Like many, I’ve often been made uneasy by the passages which seem to attribute evil to God. Certainly, God permits evil to exist. Thus, if one starts as I do from the omniscience and omnipotence of God, together with absolute goodness, the existence of evil must somehow be in accord with His purpose.
My own thoughts are derived from my understanding of God as triune, and a perhaps unwarranted interpretation that “let us make man in our own image” refers in part back to characteristics of trinity. Among those characteristics are the capacity to receive and give love voluntarily, without compulsion, both to God and our fellows.
Following in a very truncated form, Jung suggested that the two great tasks of personal development were first, detachment, then reattachment. That in order to love with a mature love, there must be the potential for separation, and as “Murphy’s law” suggests, anything that can happen (particularly bad), will happen. If separation is possible, it will happen. But true growth transcends this point, and redeems the relationship by re-identification: with one’s parents, society, the universe at large.

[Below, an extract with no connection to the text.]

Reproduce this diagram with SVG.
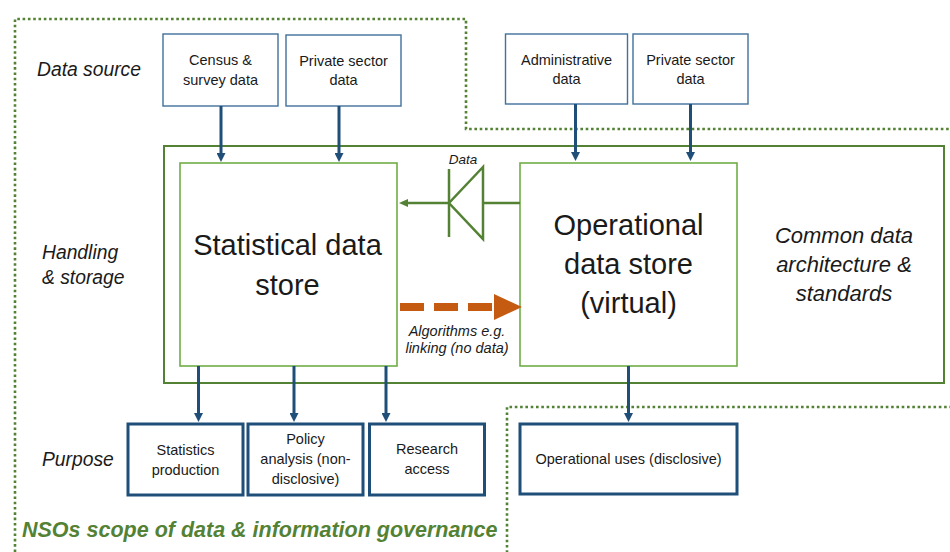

I think perhaps that in order to create such a creature as God has in mind, this is part of the process. This fall, or pulling away, followed by a potential reunion. The “almost” in my first sentence comes in here. Some see that reunion as coming through continued growth on our part, convincing us to return to a love of God and our brothers. Others hold to the traditional Christian view that the return took a redemptive intervention from the Creator toward the created.
But in broad terms, this seems to address those places where evil is dismissed in the bible by an appeal to Divine sovereignty, as in Job, where the final answer to Job seems to be “trust me, it will all work out in the end” or references to the clay having no business critiquing the potter. Finally, there is St. Paul’s observation that “it has not yet appeared what we shall be”
I am not a universalist, although I am probably as close to one as I can be without turning in my traditionalist membership card. But at the end of the day, I think we will find that this has all been preparation, and absolutely unavoidable preparation for what is to be. With Dame Julian, I think we will find that “all shall be well, and all shall be well, and all manner of things shall be well.”